Knowing and Doing

In planning for an upcoming Toastmasters conference, I’ve met a number of NLP trainers.

The idea was to get speakers who could deliver some real value to our members. I know NLP can do that.

After listening to 3 different NLP trainers, only one seemed suitable for our conference. It turns out he happened to be a Toastmaster too and I didn’t know it. The others could use Toastmasters as their speaking abilities left much to be desired.

That got a conversation going with a friend… why is it that many folks in the NLP or hypnosis community don’t lead enviable lives? Even without meeting everyone it’s obvious they weren’t all in the top of health.

For some reason there seems to be a disconnect between knowing and doing. Some of these guys (Richard Bandler included) know NLP backwards and forwards but you look at them and think they must not be practicing what they preach.

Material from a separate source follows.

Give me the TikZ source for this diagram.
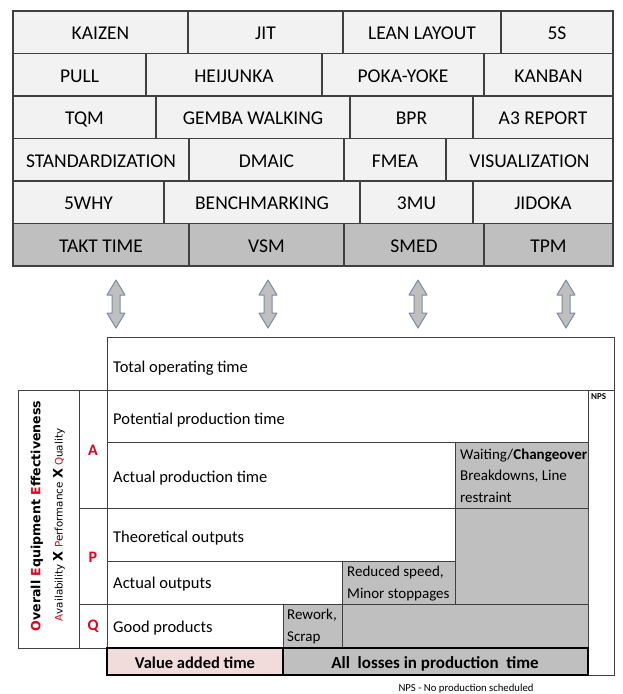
\documentclass[tikz,border=0pt]{standalone}
\usepackage{fontspec}
\setmainfont{Carlito}
\newfontfamily\oeefont{DejaVu Sans}
\usepackage{xcolor}
\usepackage{tikz}

\definecolor{cellgray}{HTML}{F2F2F2}
\definecolor{rowgray}{HTML}{BFBFBF}
\definecolor{oeered}{HTML}{E3001B}
\definecolor{valuepink}{HTML}{F2DCDB}
\definecolor{linegray}{HTML}{404040}
\definecolor{arrowblue}{HTML}{7A8BA3}

\begin{document}
\begin{tikzpicture}[x=1pt,y=-1pt,
		light/.style={draw=linegray, line width=1.2pt, fill=cellgray},
		dark/.style={draw=linegray, line width=1.2pt, fill=rowgray},
		tool/.style={anchor=base, inner sep=0pt, font=\fontsize{19.5}{22}\selectfont},
		thin/.style={draw=linegray, line width=0.9pt},
		heavy/.style={draw=black, line width=2.2pt},
		rowtext/.style={anchor=base west, inner sep=0pt, font=\fontsize{16.5}{19}\selectfont},
		losstext/.style={anchor=base west, align=left, inner sep=0pt, font=\fontsize{15}{21.5}\selectfont},
		letter/.style={inner sep=0pt, text=oeered, font=\fontsize{16}{18}\selectfont\bfseries},
		updown/.style={fill=rowgray, draw=arrowblue, line width=1pt, line join=round}]
		\useasboundingbox (0,0) rectangle (623,694);
		
		\foreach \x/\X/\y/\s/\t [count=\i] in {
			13/188/11/light/KAIZEN,
			188/343/11/light/JIT,
			343/501/11/light/LEAN LAYOUT,
			501/613/11/light/5S,
			13/146/53.5/light/PULL,
			146/322/53.5/light/HEIJUNKA,
			322/484/53.5/light/POKA-YOKE,
			484/613/53.5/light/KANBAN,
			13/156/96/light/TQM,
			156/350/96/light/GEMBA WALKING,
			350/473/96/light/BPR,
			473/613/96/light/A3 REPORT,
			13/189/138.5/light/STANDARDIZATION,
			189/344/138.5/light/DMAIC,
			344/446/138.5/light/FMEA,
			446/613/138.5/light/VISUALIZATION,
			13/164/181/light/5WHY,
			164/360/181/light/BENCHMARKING,
			360/473/181/light/3MU,
			473/613/181/light/JIDOKA,
			13/189/223.5/dark/TAKT TIME,
			189/344/223.5/dark/VSM,
			344/484/223.5/dark/SMED,
			484/613/223.5/dark/TPM
		}{
			\draw[\s] (\x,\y) rectangle (\X,\y+42.5);
			\node[tool] (tool\i) at ({(\x+\X)/2},\y+28.5) {\t};
		}
		
		\foreach \ax in {116,268,418,566}
			\draw[updown] (\ax,280) -- ++(9,15) -- ++(-5,0) -- ++(0,18) -- ++(5,0) -- ++(-9,15)
				-- ++(-9,-15) -- ++(5,0) -- ++(0,-18) -- ++(-5,0) -- cycle;
		
		\coordinate (top) at (107,337);
		\coordinate (nps) at (614,390);
		
		\draw[thin] (top) rectangle (614,390);
		\draw[thin] (588,390) rectangle (614,675);
		
		\fill[rowgray] (283,648) -- (283,604) -- (342,604) -- (342,561) -- (455,561)
			-- (455,442) -- (588,442) -- (588,648) -- cycle;
		\draw[gray!60, line width=0.6pt] (455,604) -- (588,604);
		
		\draw[thin] (107,390) rectangle (588,442);
		\draw[thin] (107,442) rectangle (455,508);
		\draw[thin] (455,442) rectangle (588,508);
		\draw[thin] (107,508) rectangle (455,561);
		\draw[thin] (107,561) rectangle (342,604);
		\draw[thin] (342,561) rectangle (455,604);
		\draw[thin] (107,604) rectangle (283,648);
		\draw[thin] (283,604) rectangle (342,648);
		\draw[thin] (342,604) rectangle (588,648);
		
		\draw[thin] (18,390) rectangle (79,648);
		\draw[thin] (79,390) rectangle (107,648);
		\draw[thin] (79,508) -- (107,508);
		\draw[thin] (79,604) -- (107,604);
		
		\draw[heavy, fill=valuepink] (107,648) rectangle (283,675);
		\draw[heavy, fill=rowgray] (283,648) rectangle (588,675);
		
		\node[rowtext] (total) at (113,372) {Total operating time};
		\node[rowtext] (potential) at (113,424) {Potential production time};
		\node[rowtext] (actualtime) at (113,482) {Actual production time};
		\node[rowtext] (theory) at (113,542) {Theoretical outputs};
		\node[rowtext] (actualout) at (113,588) {Actual outputs};
		\node[rowtext] (good) at (113,632) {Good products};
		
		\node[losstext] (waiting) at (460,502) {Waiting/\textbf{Changeover}\\Breakdowns, Line\\restraint};
		\node[losstext] (reduced) at (347,598) {Reduced speed,\\Minor stoppages};
		\node[losstext] (rework) at (287,641) {Rework,\\Scrap};
		
		\node[anchor=north west, inner sep=0pt, font=\fontsize{9}{10}\selectfont\bfseries] (npslabel) at (591,393) {NPS};
		
		\node[letter] (avail) at (93,450) {A};
		\node[letter] (perf) at (93,557) {P};
		\node[letter] (qual) at (93,626) {Q};
		
		\node[rotate=90, inner sep=0pt, font=\oeefont\fontsize{12.6}{14}\selectfont\bfseries] (oee) at (37,516)
			{\textcolor{oeered}{O}verall \textcolor{oeered}{E}quipment \textcolor{oeered}{E}ffectiveness};
		\node[rotate=90, inner sep=0pt, font=\oeefont\fontsize{10.3}{12}\selectfont] (apq) at (59,525)
			{\textcolor{oeered}{A}vailability {\fontsize{13}{14}\selectfont\bfseries X} \textcolor{oeered}{P}erformance {\fontsize{13}{14}\selectfont\bfseries X} \textcolor{oeered}{Q}uality};
		
		\node[anchor=base, inner sep=0pt, font=\fontsize{16.5}{19}\selectfont\bfseries] (value) at (195,668) {Value added time};
		\node[anchor=base, inner sep=0pt, font=\fontsize{17}{19}\selectfont\bfseries] (losses) at (435,668) {All~ losses in production~ time};
		\node[anchor=base, inner sep=0pt, font=\fontsize{10.7}{12}\selectfont] (npsnote) at (466,691) {NPS - No production scheduled};
	\end{tikzpicture}
\end{document}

It was Mark Twain who said, "The man who doesn’t read good books has no advantage over the man who can’t read them." It also seems true that the man who doesn’t apply what he learns has no advantage over the man who can’t learn.

As with all things, you must apply what you learn. NLP is no exception.

2 Responses

  1. John,

    I speak about any number of topics. If I’m doing an advanced manual, I have to stick to that format.

    I can’t say enough good things about Toastmasters. I started out as a terrible speaker about 8 years ago and now I’m probably above average.

    Not only that, but I’ve gotten to experience a number of leadership challenges as well that I’ve grown from. And then there’s always the fun of helping a new person figure it out.

    Currently, I get to practice throwing in a few NLP patterns to see how they work on the audience. I’ve had mixed results. Mostly I’ve used nested loops, pacing and leading, and a few embedded commands.